Missile – Ghost Trick
Were the world a just place, Ghost Trick would have been a runaway success just like Ace Attorney, Shu Takumi’s previous original series. His story about a spirit trying to solve its own murder while trying to save others from an equally grisly fate was just as full of mind-tweaking puzzles, addictive story, and characters that were both equally absurd and deeply lovable. Missile, a super pumped pomeranian, is the embodiment of what makes Ghost Trick so wonderfully distinct. He comes off at first like a one-dimensional joke character, a dog whose excited barks are written out like he’s people. “I HATE THOSE RED THINGS! WELCOME! IT’S MISSILE!” As the game goes on and it’s revealed that Missile loves his family so much that he’s continued on as a poltergeist to protect them, he takes on greater dimension. Can a ghost dog psyched about everything carry his own game? Hell yes. Give him a platformer. Give him a dating game. Missile is so good he’ll work anywhere.
Hana – Fear Effect
NOTE: During the production of this feature, Square-Enix actually announced a brand new Fear Effect title, the first in fifteen years. Color us pleasantly surprised.

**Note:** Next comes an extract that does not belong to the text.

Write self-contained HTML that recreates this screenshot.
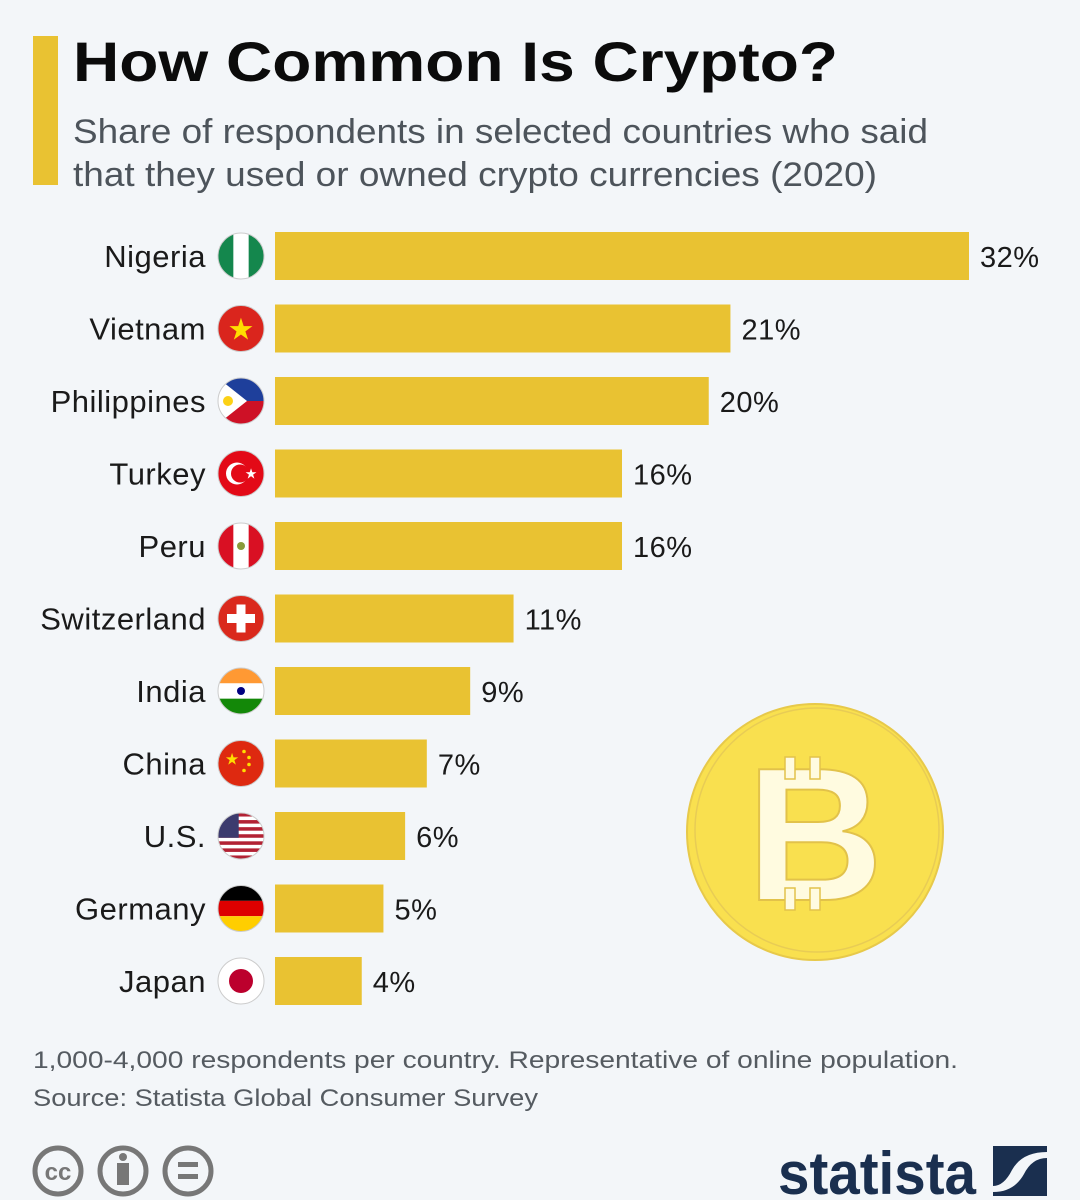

More people remember Fear Effect’s truly vile advertisements more than they remember the actual games. Anyone who played Fear Effect: Retro Helix, the only sequel the survival horror action series ever got, would have found a game with equally troubling overtones. Before the series went down the misogyny rabbit hole, though, it had something notable in its hero Hana. Her arc in the first game, of a stereotypical hardass mercenary confronting both real demons and the spiritual ones haunting her past, showed real promise for the series going forward. Hana was complex, as an action star, as a person, and as a human character with an actual sexual identity, something that’s still a rarity in gaming. Fear Effect ran its course, but Hana is a perfect hero for a number of Square-Enix’s studios who hold those intellectual property rights. Crystal Dynamics has done wonders for Lara Croft in the ‘10s. Maybe they could do the same for Hana.